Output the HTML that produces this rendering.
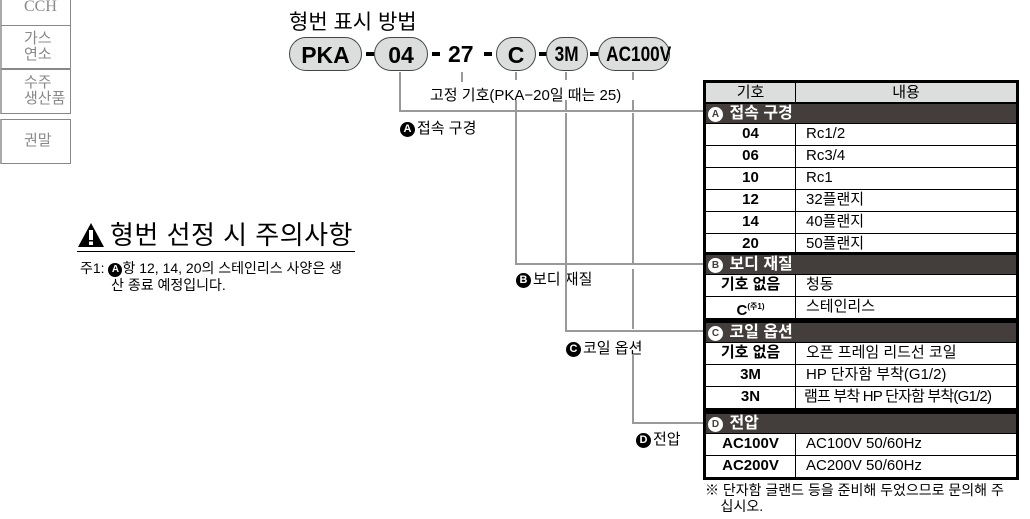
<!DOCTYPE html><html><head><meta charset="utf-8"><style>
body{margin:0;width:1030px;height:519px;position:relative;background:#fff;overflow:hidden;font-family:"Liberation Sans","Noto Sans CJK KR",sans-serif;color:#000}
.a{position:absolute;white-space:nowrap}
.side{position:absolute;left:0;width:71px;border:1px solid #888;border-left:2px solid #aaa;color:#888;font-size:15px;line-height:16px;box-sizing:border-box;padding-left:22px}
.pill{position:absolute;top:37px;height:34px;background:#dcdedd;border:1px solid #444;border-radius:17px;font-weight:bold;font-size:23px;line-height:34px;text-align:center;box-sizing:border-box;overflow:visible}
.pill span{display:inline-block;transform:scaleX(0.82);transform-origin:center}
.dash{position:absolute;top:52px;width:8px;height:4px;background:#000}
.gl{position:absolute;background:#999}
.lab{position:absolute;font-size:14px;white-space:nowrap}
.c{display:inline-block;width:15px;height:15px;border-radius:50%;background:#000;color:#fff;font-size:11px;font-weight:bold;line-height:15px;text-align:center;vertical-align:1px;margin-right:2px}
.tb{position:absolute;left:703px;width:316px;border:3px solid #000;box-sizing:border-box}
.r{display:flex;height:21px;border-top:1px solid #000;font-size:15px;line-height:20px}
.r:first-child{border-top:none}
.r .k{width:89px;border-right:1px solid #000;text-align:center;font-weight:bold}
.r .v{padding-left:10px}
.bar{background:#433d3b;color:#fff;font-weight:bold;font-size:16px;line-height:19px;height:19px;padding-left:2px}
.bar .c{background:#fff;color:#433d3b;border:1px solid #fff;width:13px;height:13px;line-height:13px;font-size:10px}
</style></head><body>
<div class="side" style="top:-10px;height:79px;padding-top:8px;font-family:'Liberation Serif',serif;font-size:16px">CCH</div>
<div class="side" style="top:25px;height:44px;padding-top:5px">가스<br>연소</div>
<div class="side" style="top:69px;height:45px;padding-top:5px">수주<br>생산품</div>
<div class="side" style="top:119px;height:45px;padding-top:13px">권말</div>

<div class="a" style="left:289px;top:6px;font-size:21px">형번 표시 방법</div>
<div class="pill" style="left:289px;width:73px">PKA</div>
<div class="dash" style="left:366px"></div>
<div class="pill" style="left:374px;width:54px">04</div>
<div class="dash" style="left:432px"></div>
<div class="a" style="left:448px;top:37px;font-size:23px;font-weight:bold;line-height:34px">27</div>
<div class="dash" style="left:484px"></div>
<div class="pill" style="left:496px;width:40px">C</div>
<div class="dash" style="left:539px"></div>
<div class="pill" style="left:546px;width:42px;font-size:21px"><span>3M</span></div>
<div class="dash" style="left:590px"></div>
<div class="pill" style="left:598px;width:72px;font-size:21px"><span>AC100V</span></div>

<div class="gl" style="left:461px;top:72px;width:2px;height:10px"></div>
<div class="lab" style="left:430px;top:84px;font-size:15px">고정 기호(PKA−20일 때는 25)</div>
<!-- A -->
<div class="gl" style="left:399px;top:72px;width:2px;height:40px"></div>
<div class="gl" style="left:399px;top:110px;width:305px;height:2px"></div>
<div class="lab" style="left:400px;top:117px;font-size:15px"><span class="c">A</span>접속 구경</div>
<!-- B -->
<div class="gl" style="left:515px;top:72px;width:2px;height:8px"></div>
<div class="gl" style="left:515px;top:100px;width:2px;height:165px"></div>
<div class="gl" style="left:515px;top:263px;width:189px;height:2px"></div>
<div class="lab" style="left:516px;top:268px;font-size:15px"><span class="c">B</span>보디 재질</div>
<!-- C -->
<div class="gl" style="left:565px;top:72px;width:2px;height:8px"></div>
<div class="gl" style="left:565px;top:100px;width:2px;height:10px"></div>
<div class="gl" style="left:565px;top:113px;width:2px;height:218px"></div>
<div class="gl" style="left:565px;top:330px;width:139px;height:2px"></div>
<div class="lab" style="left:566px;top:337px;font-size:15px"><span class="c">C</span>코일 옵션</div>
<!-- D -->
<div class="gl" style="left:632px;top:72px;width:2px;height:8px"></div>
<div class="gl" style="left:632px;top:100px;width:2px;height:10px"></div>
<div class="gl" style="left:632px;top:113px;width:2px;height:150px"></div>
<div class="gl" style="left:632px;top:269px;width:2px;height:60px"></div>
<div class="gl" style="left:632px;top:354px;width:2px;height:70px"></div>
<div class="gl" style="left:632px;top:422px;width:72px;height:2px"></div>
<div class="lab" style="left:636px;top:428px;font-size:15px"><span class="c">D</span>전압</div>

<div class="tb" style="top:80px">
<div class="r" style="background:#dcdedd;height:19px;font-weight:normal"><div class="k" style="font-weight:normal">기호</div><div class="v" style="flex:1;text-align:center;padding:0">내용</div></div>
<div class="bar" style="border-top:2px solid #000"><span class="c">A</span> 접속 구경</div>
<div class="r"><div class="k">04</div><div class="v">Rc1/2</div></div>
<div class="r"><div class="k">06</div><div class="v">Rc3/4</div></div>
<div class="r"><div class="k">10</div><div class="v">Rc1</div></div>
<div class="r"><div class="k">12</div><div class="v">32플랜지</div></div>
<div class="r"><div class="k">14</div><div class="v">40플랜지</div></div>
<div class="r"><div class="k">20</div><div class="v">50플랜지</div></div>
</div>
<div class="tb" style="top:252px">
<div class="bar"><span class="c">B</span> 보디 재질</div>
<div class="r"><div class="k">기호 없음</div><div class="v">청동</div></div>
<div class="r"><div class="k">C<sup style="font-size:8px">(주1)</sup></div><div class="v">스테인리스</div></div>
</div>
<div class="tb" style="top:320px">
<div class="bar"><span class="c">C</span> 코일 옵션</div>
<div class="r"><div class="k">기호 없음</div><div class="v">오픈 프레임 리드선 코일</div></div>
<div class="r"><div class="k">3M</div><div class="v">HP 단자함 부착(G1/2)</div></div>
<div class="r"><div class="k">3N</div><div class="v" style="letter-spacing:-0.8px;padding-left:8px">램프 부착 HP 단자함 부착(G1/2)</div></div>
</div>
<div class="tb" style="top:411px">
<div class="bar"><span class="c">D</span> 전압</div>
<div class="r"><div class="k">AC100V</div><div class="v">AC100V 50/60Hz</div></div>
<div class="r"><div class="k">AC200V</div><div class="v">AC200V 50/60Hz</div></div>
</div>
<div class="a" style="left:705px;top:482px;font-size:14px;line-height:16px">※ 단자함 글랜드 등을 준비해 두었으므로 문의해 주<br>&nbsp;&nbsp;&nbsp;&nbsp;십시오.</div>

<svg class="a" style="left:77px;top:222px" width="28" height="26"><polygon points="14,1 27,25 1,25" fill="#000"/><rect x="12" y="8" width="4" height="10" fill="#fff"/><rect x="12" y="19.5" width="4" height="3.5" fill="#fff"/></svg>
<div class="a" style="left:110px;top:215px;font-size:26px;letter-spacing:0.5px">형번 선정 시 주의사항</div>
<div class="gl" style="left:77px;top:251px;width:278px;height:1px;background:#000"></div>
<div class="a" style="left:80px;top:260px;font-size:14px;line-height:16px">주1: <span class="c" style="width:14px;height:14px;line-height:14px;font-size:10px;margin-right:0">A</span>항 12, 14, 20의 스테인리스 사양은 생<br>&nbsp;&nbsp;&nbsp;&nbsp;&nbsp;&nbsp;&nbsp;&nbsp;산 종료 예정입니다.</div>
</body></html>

**Objective**:
Copy out all the data exactly; skip the pictures.

**Final answer**:
Output the HTML that produces this rendering.
<!DOCTYPE html><html><head><meta charset="utf-8"><style>
body{margin:0;width:1030px;height:519px;position:relative;background:#fff;overflow:hidden;font-family:"Liberation Sans","Noto Sans CJK KR",sans-serif;color:#000}
.a{position:absolute;white-space:nowrap}
.side{position:absolute;left:0;width:71px;border:1px solid #888;border-left:2px solid #aaa;color:#888;font-size:15px;line-height:16px;box-sizing:border-box;padding-left:22px}
.pill{position:absolute;top:37px;height:34px;background:#dcdedd;border:1px solid #444;border-radius:17px;font-weight:bold;font-size:23px;line-height:34px;text-align:center;box-sizing:border-box;overflow:visible}
.pill span{display:inline-block;transform:scaleX(0.82);transform-origin:center}
.dash{position:absolute;top:52px;width:8px;height:4px;background:#000}
.gl{position:absolute;background:#999}
.lab{position:absolute;font-size:14px;white-space:nowrap}
.c{display:inline-block;width:15px;height:15px;border-radius:50%;background:#000;color:#fff;font-size:11px;font-weight:bold;line-height:15px;text-align:center;vertical-align:1px;margin-right:2px}
.tb{position:absolute;left:703px;width:316px;border:3px solid #000;box-sizing:border-box}
.r{display:flex;height:21px;border-top:1px solid #000;font-size:15px;line-height:20px}
.r:first-child{border-top:none}
.r .k{width:89px;border-right:1px solid #000;text-align:center;font-weight:bold}
.r .v{padding-left:10px}
.bar{background:#433d3b;color:#fff;font-weight:bold;font-size:16px;line-height:19px;height:19px;padding-left:2px}
.bar .c{background:#fff;color:#433d3b;border:1px solid #fff;width:13px;height:13px;line-height:13px;font-size:10px}
</style></head><body>
<div class="side" style="top:-10px;height:79px;padding-top:8px;font-family:'Liberation Serif',serif;font-size:16px">CCH</div>
<div class="side" style="top:25px;height:44px;padding-top:5px">가스<br>연소</div>
<div class="side" style="top:69px;height:45px;padding-top:5px">수주<br>생산품</div>
<div class="side" style="top:119px;height:45px;padding-top:13px">권말</div>

<div class="a" style="left:289px;top:6px;font-size:21px">형번 표시 방법</div>
<div class="pill" style="left:289px;width:73px">PKA</div>
<div class="dash" style="left:366px"></div>
<div class="pill" style="left:374px;width:54px">04</div>
<div class="dash" style="left:432px"></div>
<div class="a" style="left:448px;top:37px;font-size:23px;font-weight:bold;line-height:34px">27</div>
<div class="dash" style="left:484px"></div>
<div class="pill" style="left:496px;width:40px">C</div>
<div class="dash" style="left:539px"></div>
<div class="pill" style="left:546px;width:42px;font-size:21px"><span>3M</span></div>
<div class="dash" style="left:590px"></div>
<div class="pill" style="left:598px;width:72px;font-size:21px"><span>AC100V</span></div>

<div class="gl" style="left:461px;top:72px;width:2px;height:10px"></div>
<div class="lab" style="left:430px;top:84px;font-size:15px">고정 기호(PKA−20일 때는 25)</div>
<!-- A -->
<div class="gl" style="left:399px;top:72px;width:2px;height:40px"></div>
<div class="gl" style="left:399px;top:110px;width:305px;height:2px"></div>
<div class="lab" style="left:400px;top:117px;font-size:15px"><span class="c">A</span>접속 구경</div>
<!-- B -->
<div class="gl" style="left:515px;top:72px;width:2px;height:8px"></div>
<div class="gl" style="left:515px;top:100px;width:2px;height:165px"></div>
<div class="gl" style="left:515px;top:263px;width:189px;height:2px"></div>
<div class="lab" style="left:516px;top:268px;font-size:15px"><span class="c">B</span>보디 재질</div>
<!-- C -->
<div class="gl" style="left:565px;top:72px;width:2px;height:8px"></div>
<div class="gl" style="left:565px;top:100px;width:2px;height:10px"></div>
<div class="gl" style="left:565px;top:113px;width:2px;height:218px"></div>
<div class="gl" style="left:565px;top:330px;width:139px;height:2px"></div>
<div class="lab" style="left:566px;top:337px;font-size:15px"><span class="c">C</span>코일 옵션</div>
<!-- D -->
<div class="gl" style="left:632px;top:72px;width:2px;height:8px"></div>
<div class="gl" style="left:632px;top:100px;width:2px;height:10px"></div>
<div class="gl" style="left:632px;top:113px;width:2px;height:150px"></div>
<div class="gl" style="left:632px;top:269px;width:2px;height:60px"></div>
<div class="gl" style="left:632px;top:354px;width:2px;height:70px"></div>
<div class="gl" style="left:632px;top:422px;width:72px;height:2px"></div>
<div class="lab" style="left:636px;top:428px;font-size:15px"><span class="c">D</span>전압</div>

<div class="tb" style="top:80px">
<div class="r" style="background:#dcdedd;height:19px;font-weight:normal"><div class="k" style="font-weight:normal">기호</div><div class="v" style="flex:1;text-align:center;padding:0">내용</div></div>
<div class="bar" style="border-top:2px solid #000"><span class="c">A</span> 접속 구경</div>
<div class="r"><div class="k">04</div><div class="v">Rc1/2</div></div>
<div class="r"><div class="k">06</div><div class="v">Rc3/4</div></div>
<div class="r"><div class="k">10</div><div class="v">Rc1</div></div>
<div class="r"><div class="k">12</div><div class="v">32플랜지</div></div>
<div class="r"><div class="k">14</div><div class="v">40플랜지</div></div>
<div class="r"><div class="k">20</div><div class="v">50플랜지</div></div>
</div>
<div class="tb" style="top:252px">
<div class="bar"><span class="c">B</span> 보디 재질</div>
<div class="r"><div class="k">기호 없음</div><div class="v">청동</div></div>
<div class="r"><div class="k">C<sup style="font-size:8px">(주1)</sup></div><div class="v">스테인리스</div></div>
</div>
<div class="tb" style="top:320px">
<div class="bar"><span class="c">C</span> 코일 옵션</div>
<div class="r"><div class="k">기호 없음</div><div class="v">오픈 프레임 리드선 코일</div></div>
<div class="r"><div class="k">3M</div><div class="v">HP 단자함 부착(G1/2)</div></div>
<div class="r"><div class="k">3N</div><div class="v" style="letter-spacing:-0.8px;padding-left:8px">램프 부착 HP 단자함 부착(G1/2)</div></div>
</div>
<div class="tb" style="top:411px">
<div class="bar"><span class="c">D</span> 전압</div>
<div class="r"><div class="k">AC100V</div><div class="v">AC100V 50/60Hz</div></div>
<div class="r"><div class="k">AC200V</div><div class="v">AC200V 50/60Hz</div></div>
</div>
<div class="a" style="left:705px;top:482px;font-size:14px;line-height:16px">※ 단자함 글랜드 등을 준비해 두었으므로 문의해 주<br>&nbsp;&nbsp;&nbsp;&nbsp;십시오.</div>

<svg class="a" style="left:77px;top:222px" width="28" height="26"><polygon points="14,1 27,25 1,25" fill="#000"/><rect x="12" y="8" width="4" height="10" fill="#fff"/><rect x="12" y="19.5" width="4" height="3.5" fill="#fff"/></svg>
<div class="a" style="left:110px;top:215px;font-size:26px;letter-spacing:0.5px">형번 선정 시 주의사항</div>
<div class="gl" style="left:77px;top:251px;width:278px;height:1px;background:#000"></div>
<div class="a" style="left:80px;top:260px;font-size:14px;line-height:16px">주1: <span class="c" style="width:14px;height:14px;line-height:14px;font-size:10px;margin-right:0">A</span>항 12, 14, 20의 스테인리스 사양은 생<br>&nbsp;&nbsp;&nbsp;&nbsp;&nbsp;&nbsp;&nbsp;&nbsp;산 종료 예정입니다.</div>
</body></html>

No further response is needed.